_SHORT PROBLEM_
From the first line of the data below through the line bearing "(0,0) rectangle (21.7,-12.44);", reproduce each line exactly; do not include pictures.
## Start INFORMATION SUPPLIED
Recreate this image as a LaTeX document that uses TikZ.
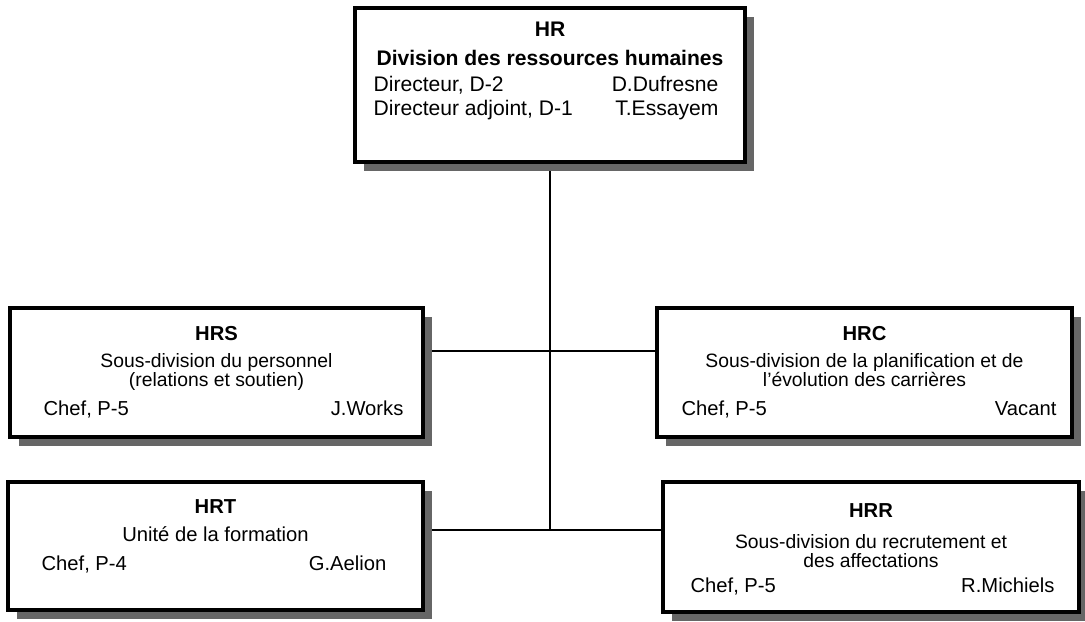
\documentclass[tikz,border=0pt]{standalone}
\usepackage{fontspec}
\setmainfont{Liberation Sans}
\usepackage{tikz}
\usetikzlibrary{positioning,shadows,backgrounds}

\begin{document}
\begin{tikzpicture}[
    unit/.style={draw, line width=2pt, fill=white, inner sep=0pt,
                 drop shadow={shadow xshift=0.18cm, shadow yshift=-0.18cm,
                              fill=black!60, opacity=1}},
    ttl/.style={font=\fontsize{11.5}{13}\selectfont\bfseries,
                anchor=base, inner sep=0pt},
    bigttl/.style={ttl, font=\fontsize{12}{14}\selectfont\bfseries},
    txt/.style={font=\fontsize{11.5}{13}\selectfont,
                anchor=base, inner sep=0pt},
    dsc/.style={txt, font=\fontsize{11}{12}\selectfont},
    lft/.style={txt, anchor=base west},
    rgt/.style={txt, anchor=base east},
    big/.style={font=\fontsize{12}{14}\selectfont},
    link/.style={line width=1.6pt},
]
\useasboundingbox (0,0) rectangle (21.7,-12.44);

% HR division
\node[unit, minimum width=7.8cm, minimum height=3.08cm] (hr) at (11.0,-1.70) {};
\node[bigttl] (hrcode) at ([yshift=-0.60cm]hr.north) {HR};
\node[bigttl] (hrname) at ([yshift=-1.18cm]hr.north) {Division des ressources humaines};
\node[lft, big] (hrpost1) at ([xshift=0.40cm, yshift=-1.70cm]hr.north west) {Directeur, D-2};
\node[rgt, big] (hrhead1) at ([xshift=-0.56cm, yshift=-1.70cm]hr.north east) {D.Dufresne};
\node[lft, big] (hrpost2) at ([xshift=0.40cm, yshift=-2.18cm]hr.north west) {Directeur adjoint, D-1};
\node[rgt, big] (hrhead2) at ([xshift=-0.56cm, yshift=-2.18cm]hr.north east) {T.Essayem};

% HRS
\node[unit, minimum width=8.26cm, minimum height=2.58cm] (hrs) at (4.33,-7.45) {};
\node[ttl] (hrscode) at ([yshift=-0.68cm]hrs.north) {HRS};
\node[dsc] (hrsname1) at ([yshift=-1.22cm]hrs.north) {Sous-division du personnel};
\node[dsc] (hrsname2) at ([yshift=-1.60cm]hrs.north) {(relations et soutien)};
\node[lft] (hrspost) at ([xshift=0.70cm, yshift=-2.18cm]hrs.north west) {Chef, P-5};
\node[rgt] (hrshead) at ([xshift=-0.42cm, yshift=-2.18cm]hrs.north east) {J.Works};

% HRC
\node[unit, minimum width=8.3cm, minimum height=2.58cm] (hrc) at (17.29,-7.45) {};
\node[ttl] (hrccode) at ([yshift=-0.68cm]hrc.north) {HRC};
\node[dsc] (hrcname1) at ([yshift=-1.22cm]hrc.north) {Sous-division de la planification et de};
\node[dsc] (hrcname2) at ([yshift=-1.60cm]hrc.north) {l'évolution des carrières};
\node[lft] (hrcpost) at ([xshift=0.52cm, yshift=-2.18cm]hrc.north west) {Chef, P-5};
\node[rgt] (hrchead) at ([xshift=-0.34cm, yshift=-2.18cm]hrc.north east) {Vacant};

% HRT
\node[unit, minimum width=8.3cm, minimum height=2.56cm] (hrt) at (4.31,-10.92) {};
\node[ttl] (hrtcode) at ([yshift=-0.66cm]hrt.north) {HRT};
\node[txt] (hrtname) at ([yshift=-1.22cm]hrt.north) {Unité de la formation};
\node[lft] (hrtpost) at ([xshift=0.70cm, yshift=-1.80cm]hrt.north west) {Chef, P-4};
\node[rgt] (hrthead) at ([xshift=-0.76cm, yshift=-1.80cm]hrt.north east) {G.Aelion};

% HRR
\node[unit, minimum width=8.32cm, minimum height=2.60cm] (hrr) at (17.42,-10.94) {};
\node[ttl] (hrrcode) at ([yshift=-0.74cm]hrr.north) {HRR};
\node[dsc] (hrrname1) at ([yshift=-1.36cm]hrr.north) {Sous-division du recrutement et};
\node[dsc] (hrrname2) at ([yshift=-1.74cm]hrr.north) {des affectations};
\node[lft] (hrrpost) at ([xshift=0.58cm, yshift=-2.24cm]hrr.north west) {Chef, P-5};
\node[rgt] (hrrhead) at ([xshift=-0.52cm, yshift=-2.24cm]hrr.north east) {R.Michiels};

% Links
\coordinate (jup) at (hr.south |- 0,-7.02);
\coordinate (jlow) at (hr.south |- 0,-10.60);
\begin{scope}[on background layer]
\draw[link] (hr.south) -- (jlow);
\draw[link] (hrs.east |- jup) -- (hrc.west |- jup);
\draw[link] (hrt.east |- jlow) -- (hrr.west |- jlow);
\end{scope}

\end{tikzpicture}
\end{document}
## End INFORMATION SUPPLIED
_THE ANSWER_
Recreate this image as a LaTeX document that uses TikZ.
\documentclass[tikz,border=0pt]{standalone}
\usepackage{fontspec}
\setmainfont{Liberation Sans}
\usepackage{tikz}
\usetikzlibrary{positioning,shadows,backgrounds}

\begin{document}
\begin{tikzpicture}[
    unit/.style={draw, line width=2pt, fill=white, inner sep=0pt,
                 drop shadow={shadow xshift=0.18cm, shadow yshift=-0.18cm,
                              fill=black!60, opacity=1}},
    ttl/.style={font=\fontsize{11.5}{13}\selectfont\bfseries,
                anchor=base, inner sep=0pt},
    bigttl/.style={ttl, font=\fontsize{12}{14}\selectfont\bfseries},
    txt/.style={font=\fontsize{11.5}{13}\selectfont,
                anchor=base, inner sep=0pt},
    dsc/.style={txt, font=\fontsize{11}{12}\selectfont},
    lft/.style={txt, anchor=base west},
    rgt/.style={txt, anchor=base east},
    big/.style={font=\fontsize{12}{14}\selectfont},
    link/.style={line width=1.6pt},
]
\useasboundingbox (0,0) rectangle (21.7,-12.44);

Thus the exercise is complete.